== Data to process ==
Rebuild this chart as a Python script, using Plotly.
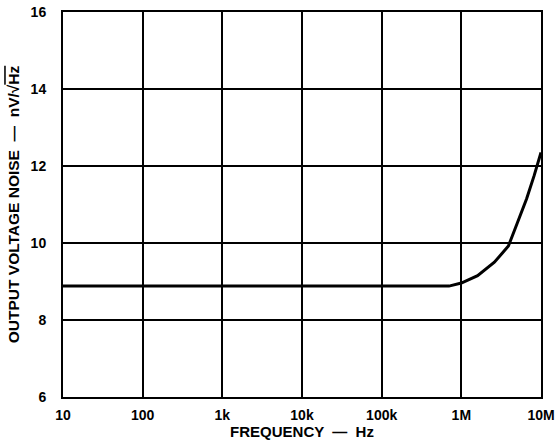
import plotly.graph_objects as go

freq_hz = [10, 100, 1e3, 1e4, 1e5, 7e5, 1.0e6, 1.6e6, 2.6e6, 3.9e6, 5.0e6, 6.6e6, 8.2e6, 1.0e7]
noise_nv = [8.88, 8.88, 8.88, 8.88, 8.88, 8.88, 8.96, 9.15, 9.5, 9.92, 10.5, 11.15, 11.75, 12.35]

x_tickvals = [10, 100, 1e3, 1e4, 1e5, 1e6, 1e7]
x_ticktext = ["10", "100", "1k", "10k", "100k", "1M", "10M"]
y_tickvals = [6, 8, 10, 12, 14, 16]
y_ticktext = ["6", "8", "10", "12", "14", "16"]

font_family = "Liberation Sans, Arial, Helvetica, sans-serif"

fig = go.Figure()
fig.add_trace(go.Scatter(
    x=freq_hz, y=noise_nv, mode="lines",
    line=dict(color="black", width=3),
    showlegend=False, hoverinfo="skip",
))

fig.update_layout(
    width=556, height=447,
    margin=dict(l=63, r=15, t=12, b=50, autoexpand=False),
    plot_bgcolor="white", paper_bgcolor="white",
    font=dict(family=font_family, color="black", size=13),
)
fig.update_xaxes(
    type="log", range=[1, 7], automargin=False,
    tickvals=x_tickvals, ticktext=["<b>%s</b>" % t for t in x_ticktext],
    showgrid=True, gridcolor="black", gridwidth=2,
    showline=True, linecolor="black", linewidth=2, mirror=True,
    ticks="outside", ticklen=4, tickcolor="rgba(0,0,0,0)",
    tickfont=dict(size=14, family=font_family),
    title=dict(text="<b>FREQUENCY \u00a0— \u00a0Hz</b>", font=dict(size=15), standoff=0),
    zeroline=False,
)
fig.update_yaxes(
    range=[6, 16], tickvals=y_tickvals, automargin=False,
    ticktext=["<b>%s</b>" % t for t in y_ticktext],
    showgrid=True, gridcolor="black", gridwidth=2,
    showline=True, linecolor="black", linewidth=2, mirror=True,
    ticks="outside", ticklen=12, tickcolor="rgba(0,0,0,0)",
    tickfont=dict(size=14, family=font_family),
    title=dict(text="<b>OUTPUT VOLTAGE NOISE \u00a0— \u00a0nV/√<span style='text-decoration:overline'>Hz</span></b>",
               font=dict(size=15.5), standoff=7),
    zeroline=False,
)

fig.write_html("out.html", config={"displayModeBar": False},
               post_script="document.body.style.margin='0';")
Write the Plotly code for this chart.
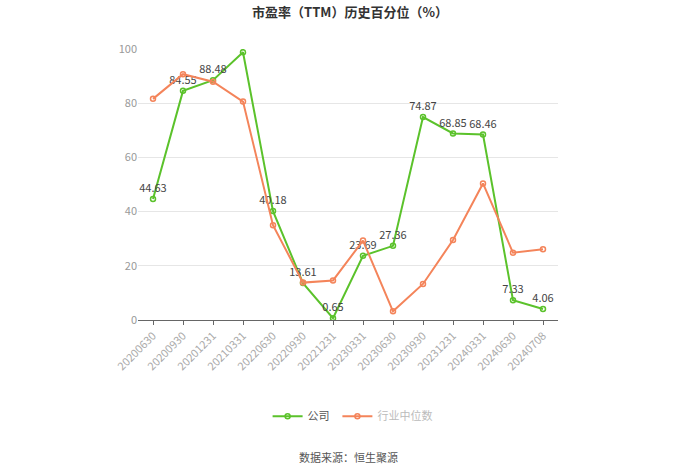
===
§ **Exercise details**: Leaving aside the images, write out the entries above word for word.

§ **Exercise answer**:
Rebuild this chart as a Python script, using Plotly.
import plotly.graph_objects as go

freq_hz = [10, 100, 1e3, 1e4, 1e5, 7e5, 1.0e6, 1.6e6, 2.6e6, 3.9e6, 5.0e6, 6.6e6, 8.2e6, 1.0e7]
noise_nv = [8.88, 8.88, 8.88, 8.88, 8.88, 8.88, 8.96, 9.15, 9.5, 9.92, 10.5, 11.15, 11.75, 12.35]

x_tickvals = [10, 100, 1e3, 1e4, 1e5, 1e6, 1e7]
x_ticktext = ["10", "100", "1k", "10k", "100k", "1M", "10M"]
y_tickvals = [6, 8, 10, 12, 14, 16]
y_ticktext = ["6", "8", "10", "12", "14", "16"]

font_family = "Liberation Sans, Arial, Helvetica, sans-serif"

fig = go.Figure()
fig.add_trace(go.Scatter(
    x=freq_hz, y=noise_nv, mode="lines",
    line=dict(color="black", width=3),
    showlegend=False, hoverinfo="skip",
))

fig.update_layout(
    width=556, height=447,
    margin=dict(l=63, r=15, t=12, b=50, autoexpand=False),
    plot_bgcolor="white", paper_bgcolor="white",
    font=dict(family=font_family, color="black", size=13),
)
fig.update_xaxes(
    type="log", range=[1, 7], automargin=False,
    tickvals=x_tickvals, ticktext=["<b>%s</b>" % t for t in x_ticktext],
    showgrid=True, gridcolor="black", gridwidth=2,
    showline=True, linecolor="black", linewidth=2, mirror=True,
    ticks="outside", ticklen=4, tickcolor="rgba(0,0,0,0)",
    tickfont=dict(size=14, family=font_family),
    title=dict(text="<b>FREQUENCY \u00a0— \u00a0Hz</b>", font=dict(size=15), standoff=0),
    zeroline=False,
)
fig.update_yaxes(
    range=[6, 16], tickvals=y_tickvals, automargin=False,
    ticktext=["<b>%s</b>" % t for t in y_ticktext],
    showgrid=True, gridcolor="black", gridwidth=2,
    showline=True, linecolor="black", linewidth=2, mirror=True,
    ticks="outside", ticklen=12, tickcolor="rgba(0,0,0,0)",
    tickfont=dict(size=14, family=font_family),
    title=dict(text="<b>OUTPUT VOLTAGE NOISE \u00a0— \u00a0nV/√<span style='text-decoration:overline'>Hz</span></b>",
               font=dict(size=15.5), standoff=7),
    zeroline=False,
)

fig.write_html("out.html", config={"displayModeBar": False},
               post_script="document.body.style.margin='0';")
Write the Plotly code for this chart.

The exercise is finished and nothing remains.